◆ **Task to complete**:
Do not include the pictures; repeat the rest of the data exactly.

(Records with drawing code)

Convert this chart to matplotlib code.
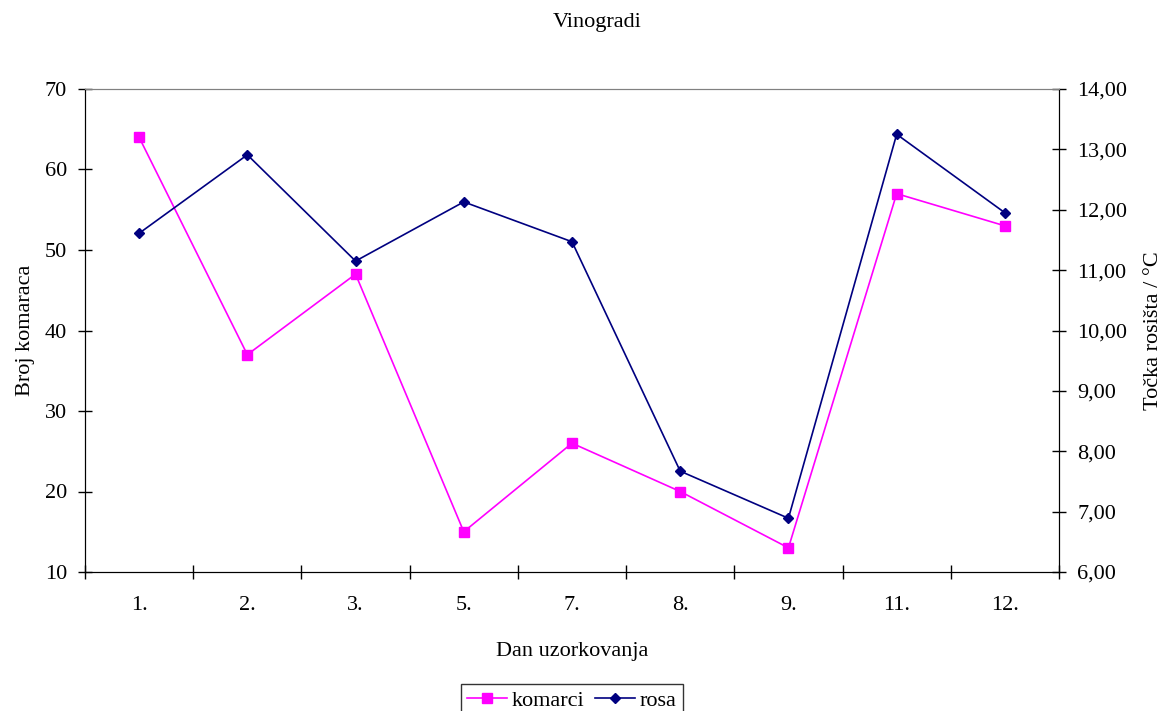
import matplotlib
matplotlib.use("Agg")
import matplotlib.pyplot as plt
from matplotlib.ticker import FixedLocator, FuncFormatter
import numpy as np

categories = ["1.", "2.", "3.", "5.", "7.", "8.", "9.", "11.", "12."]
komarci = [64, 37, 47, 15, 26, 20, 13, 57, 53]
rosa = [11.61, 12.91, 11.15, 12.13, 11.47, 7.67, 6.89, 13.25, 11.95]

plt.rcParams['font.family'] = ['Liberation Serif', 'DejaVu Serif']
FS = 16

fig = plt.figure(figsize=(11.61, 7.11), dpi=100)
ax = fig.add_axes([85/1161, 1 - 572/711, 974/1161, 483/711])
ax2 = ax.twinx()

x = np.arange(len(categories))
l1, = ax.plot(x, komarci, color='#FF00FF', marker='s', markersize=7, lw=1.2, label='komarci')
l2, = ax2.plot(x, rosa, color='#000080', marker='D', markersize=5.5, lw=1.2, label='rosa')

ax.set_xlim(-0.5, len(categories) - 0.5)
ax.set_ylim(10, 70)
ax.set_yticks(np.arange(10, 71, 10))
ax2.set_ylim(6, 14)
ax2.set_yticks(np.arange(6, 14.01, 1))
ax2.yaxis.set_major_formatter(FuncFormatter(lambda v, p: f"{v:.2f}".replace('.', ',')))

ax.set_xticks(x)
ax.set_xticklabels(categories, fontsize=FS)
ax.tick_params(axis='x', length=0, pad=17)
ax.xaxis.set_minor_locator(FixedLocator(np.arange(-0.5, len(categories), 1)))
ax.tick_params(axis='x', which='minor', direction='inout', length=10, width=1)
ax.tick_params(axis='y', direction='inout', length=10, width=1, labelsize=FS, pad=8)
ax2.tick_params(axis='y', direction='inout', length=10, width=1, labelsize=FS, pad=8)

for a in (ax, ax2):
    a.spines['top'].set_color('#808080')
    a.spines['left'].set_color('black')
    a.spines['right'].set_color('black')
    a.spines['bottom'].set_color('black')

ax.set_xlabel("Dan uzorkovanja", fontsize=FS, labelpad=20)
ax.set_ylabel("Broj komaraca", fontsize=FS, labelpad=7)
ax2.set_ylabel("Točka rosišta / °C", fontsize=FS, labelpad=12)
fig.text(0.514, 1 - 23/711, "Vinogradi", ha='center', va='center', fontsize=FS)

leg = fig.legend(handles=[l1, l2], loc='lower center', bbox_to_anchor=(572/1161, -0.025),
                 ncol=2, fontsize=FS, frameon=True, fancybox=False, edgecolor='black',
                 handlelength=1.8, handletextpad=0.2, columnspacing=0.5, borderpad=0.3)
leg.get_frame().set_linewidth(1)

fig.savefig("out.png", dpi=100)
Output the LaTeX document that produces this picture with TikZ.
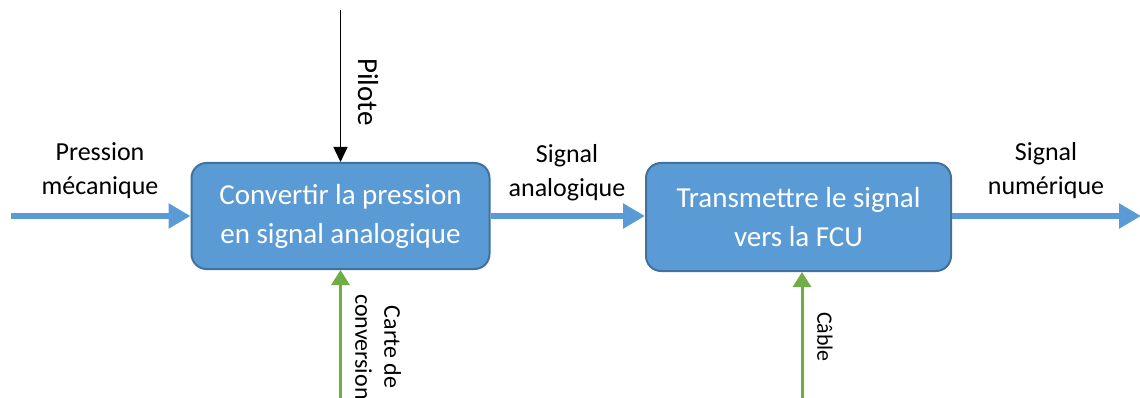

◆ **Correct output**:
Convert this chart to matplotlib code.
import matplotlib
matplotlib.use("Agg")
import matplotlib.pyplot as plt
from matplotlib.ticker import FixedLocator, FuncFormatter
import numpy as np

categories = ["1.", "2.", "3.", "5.", "7.", "8.", "9.", "11.", "12."]
komarci = [64, 37, 47, 15, 26, 20, 13, 57, 53]
rosa = [11.61, 12.91, 11.15, 12.13, 11.47, 7.67, 6.89, 13.25, 11.95]

plt.rcParams['font.family'] = ['Liberation Serif', 'DejaVu Serif']
FS = 16

fig = plt.figure(figsize=(11.61, 7.11), dpi=100)
ax = fig.add_axes([85/1161, 1 - 572/711, 974/1161, 483/711])
ax2 = ax.twinx()

x = np.arange(len(categories))
l1, = ax.plot(x, komarci, color='#FF00FF', marker='s', markersize=7, lw=1.2, label='komarci')
l2, = ax2.plot(x, rosa, color='#000080', marker='D', markersize=5.5, lw=1.2, label='rosa')

ax.set_xlim(-0.5, len(categories) - 0.5)
ax.set_ylim(10, 70)
ax.set_yticks(np.arange(10, 71, 10))
ax2.set_ylim(6, 14)
ax2.set_yticks(np.arange(6, 14.01, 1))
ax2.yaxis.set_major_formatter(FuncFormatter(lambda v, p: f"{v:.2f}".replace('.', ',')))

ax.set_xticks(x)
ax.set_xticklabels(categories, fontsize=FS)
ax.tick_params(axis='x', length=0, pad=17)
ax.xaxis.set_minor_locator(FixedLocator(np.arange(-0.5, len(categories), 1)))
ax.tick_params(axis='x', which='minor', direction='inout', length=10, width=1)
ax.tick_params(axis='y', direction='inout', length=10, width=1, labelsize=FS, pad=8)
ax2.tick_params(axis='y', direction='inout', length=10, width=1, labelsize=FS, pad=8)

for a in (ax, ax2):
    a.spines['top'].set_color('#808080')
    a.spines['left'].set_color('black')
    a.spines['right'].set_color('black')
    a.spines['bottom'].set_color('black')

ax.set_xlabel("Dan uzorkovanja", fontsize=FS, labelpad=20)
ax.set_ylabel("Broj komaraca", fontsize=FS, labelpad=7)
ax2.set_ylabel("Točka rosišta / °C", fontsize=FS, labelpad=12)
fig.text(0.514, 1 - 23/711, "Vinogradi", ha='center', va='center', fontsize=FS)

leg = fig.legend(handles=[l1, l2], loc='lower center', bbox_to_anchor=(572/1161, -0.025),
                 ncol=2, fontsize=FS, frameon=True, fancybox=False, edgecolor='black',
                 handlelength=1.8, handletextpad=0.2, columnspacing=0.5, borderpad=0.3)
leg.get_frame().set_linewidth(1)

fig.savefig("out.png", dpi=100)
Output the LaTeX document that produces this picture with TikZ.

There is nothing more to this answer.